The University Center of Samaria, an Israeli institution in the West Bank settlement of Ariel, is pushing to be declared an official university on par with those in Israel proper, and the request has angered many Israeli academics as well as Palestinians and others who oppose building up Israeli institutions in the West Bank, Haaretz reported. The center currently has temporary status as a "university institution," which provides for it to receive more money than colleges do in Israel, but not as much as universities. That status expires in July, setting off a debate over the future of the institution. The center enrolls nearly 13,000 students. Israeli politicians who are skeptical of giving up the West Bank have backed the expansion of the center, and are pushing for university status.
More than 1,000 professors at universities in Israel have signed a petition opposing any elevation of the center's status, saying that they are opposed to "the attempt to enlist academia in service of the occupation." Some Israeli university presidents have also opposed a new status for the center, saying that such a change would lead to more money being spent there at a time that the other universities need more support.
Pasadena City College announced Thursday that it has placed two senior officials -- Richard Van Pelt, vice president of administrative services, and Alfred Hutchings, facilities services supervisor -- on administrative leave, pending the results of a bribery-related investigation by the Los Angeles County District Attorney's Office, The Los Angeles Times reported. The D.A.'s office executed search warrants at the officials' homes and offices Thursday, in an investigations of alleged solicitation of bribes involving a contract from the college. No charges have been filed and the officials could not be reached for comment.
The board of Florida A&M University voted 8-4 Thursday that it lacks confidence in James Ammons, the university's president, The Orlando Sentinel reported. Ammons has faced much criticism for failing to deal with widespread hazing by the university's band -- hazing that has received considerable attention since the death of a student last year. But questions have also been raised about other issues, including the university's fragile finances and audits suggesting inadequate management controls. Ammons vowed at the board meeting that he would improve. "I hear you loudly and clearly," Ammons said before the vote. " I understand there are some measures I have to take as president of this university to fix things and I'm going to fix them. This is very serious. This is very serious for the future of this university and you have my commitment to fix them and get this job done." The board did not vote to suspend or fire him.
Colleges and universities (and the states that regulate them) need to embrace an entrepreneurial approach to reforms, according to a report issued Thursday by the Ewing Marion Kauffman Foundation.
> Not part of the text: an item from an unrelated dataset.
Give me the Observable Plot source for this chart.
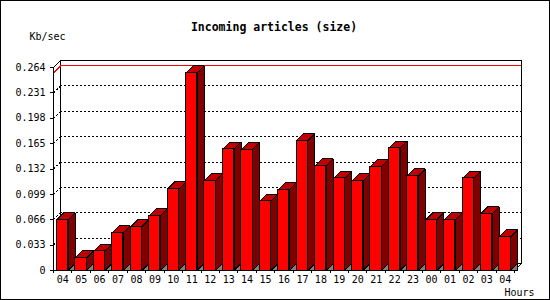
<!DOCTYPE html>
<html>
<head>
<meta charset="utf-8">
<script src="https://cdn.jsdelivr.net/npm/d3@7"></script>
<script src="https://cdn.jsdelivr.net/npm/@observablehq/plot@0.6"></script>
<style>
  html, body { margin: 0; padding: 0; background: #fff; }
  #chart svg { display: block; }
</style>
</head>
<body>
<div id="chart"></div>
<script>
// ---- data ----
const hours = ["04","05","06","07","08","09","10","11","12","13","14","15","16","17","18","19","20","21","22","23","00","01","02","03","04"];
const values = [0.066,0.0165,0.025,0.049,0.057,0.071,0.106,0.257,0.117,0.158,0.157,0.090,0.105,0.169,0.136,0.120,0.1165,0.135,0.159,0.123,0.066,0.066,0.120,0.074,0.044];
const yTicks = [0,0.033,0.066,0.099,0.132,0.165,0.198,0.231,0.264];
const title = "Incoming articles (size)";
const yLabel = "Kb/sec";
const xLabel = "Hours";

// ---- layout ----
const W = 550, H = 300, ML = 53, MR = 36, MT = 67, MB = 30;
const N = hours.length;
const yMax = yTicks[yTicks.length - 1];
const PXX = (W - ML - MR) / N;
const PXY = (H - MT - MB) / yMax;
const DEPTH = 7;
const DX = DEPTH / PXX, DY = DEPTH / PXY;
const OFF = 3.4 / PXX, BW = 11.2 / PXX;

const bars = values.map((v, i) => ({i, v, a: i + OFF, b: i + OFF + BW}));
const poly = (f) => bars.flatMap(d => f(d).map(([x, y]) => ({id: d.i, x, y})));
const tops = poly(d => [[d.a, d.v], [d.b, d.v], [d.b + DX, d.v + DY], [d.a + DX, d.v + DY]]);
const sides = poly(d => [[d.b, 0], [d.b, d.v], [d.b + DX, d.v + DY], [d.b + DX, DY]]);
const shadows = poly(d => [[d.b, 0], [d.b + DX, DY], [d.b + DX, 0]]);
const vmax = d3.max(values);
const fmt = d => d === 0 ? "0" : d.toFixed(3);
const font = "DejaVu Sans Mono";

const chart = Plot.plot({
  width: W, height: H,
  marginLeft: ML, marginRight: MR, marginTop: MT, marginBottom: MB,
  style: {fontFamily: font, fontSize: "10px", background: "white", color: "black"},
  x: {domain: [0, N], ticks: d3.range(N + 1), tickFormat: () => "", tickSize: 3, label: null},
  y: {domain: [0, yMax], ticks: yTicks, tickFormat: fmt, tickSize: 3, tickPadding: 5, label: null},
  marks: [
    // back wall
    Plot.rect([0], {x1: 0, x2: N, y1: 0, y2: yMax, dx: DEPTH, dy: -DEPTH, fill: "white", stroke: "black"}),
    // grid on back wall
    Plot.ruleY(yTicks.slice(1, -1), {x1: 0, x2: N, dx: DEPTH, dy: -DEPTH, stroke: "black", strokeDasharray: "2,2"}),
    Plot.link(yTicks.slice(1, -1), {x1: 0, y1: d => d, x2: DX, y2: d => d + DY, stroke: "black", strokeDasharray: "2,2"}),
    // max line
    Plot.ruleY([vmax], {x1: 0, x2: N, dx: DEPTH, dy: -DEPTH, stroke: "red"}),
    Plot.link([vmax], {x1: 0, y1: d => d, x2: DX, y2: d => d + DY, stroke: "red"}),
    // frame edges
    Plot.link([0], {x1: 0, y1: yMax, x2: DX, y2: yMax + DY, stroke: "black"}),
    Plot.link([0], {x1: N, y1: 0, x2: N + DX, y2: DY, stroke: "black"}),
    Plot.ruleX([0], {y1: 0, y2: yMax, stroke: "black"}),
    // bars
    Plot.line(shadows, {x: "x", y: "y", z: "id", fill: "#808080", stroke: "black", strokeWidth: 1, curve: "linear-closed", strokeLinejoin: "miter"}),
    Plot.line(sides, {x: "x", y: "y", z: "id", fill: "#800000", stroke: "black", strokeWidth: 1, curve: "linear-closed", strokeLinejoin: "miter"}),
    Plot.line(tops, {x: "x", y: "y", z: "id", fill: "#c00000", stroke: "black", strokeWidth: 1, curve: "linear-closed", strokeLinejoin: "miter"}),
    Plot.rect(bars, {x1: "a", x2: "b", y1: 0, y2: "v", fill: "#ff0000", stroke: "black"}),
    Plot.ruleY([0], {x1: 0, x2: N, stroke: "black"}),
    // x labels
    Plot.text(hours, {x: (d, i) => i + 0.5, y: 0, text: d => d, dy: 9.5, fontSize: 10, lineAnchor: "middle"}),
    // titles
    Plot.text([title], {frameAnchor: "top", dx: -10, dy: -40, fontWeight: "bold", fontSize: 11.5, lineAnchor: "middle"}),
    Plot.text([yLabel], {frameAnchor: "top-left", textAnchor: "start", dx: -24, dy: -30.5, fontSize: 10, lineAnchor: "middle"}),
    Plot.text([xLabel], {frameAnchor: "bottom-right", textAnchor: "start", dx: -10, dy: 22.5, fontSize: 10, lineAnchor: "middle"})
  ]
});
chart.setAttribute("shape-rendering", "crispEdges");
chart.style.outline = "1px solid black";
chart.style.outlineOffset = "-1px";
document.getElementById("chart").appendChild(chart);
</script>
</body>
</html>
Among the recommendations:
- States should give higher levels of funding to institutions with better student outcomes.
- Accreditation should "place the fewest possible restrictions on both new and existing providers to encourage innovation." Further, accreditation "should focus much less on inputs and much more on outcome measures, such as student performance and loan default rates."
- Online instruction "should be largely deregulated as long as minimum course-level outcomes are specified."
- Universities "should identify and financially incentivize those professors whose time would be more productively spent in the classroom rather than conducting and publishing scholarly research."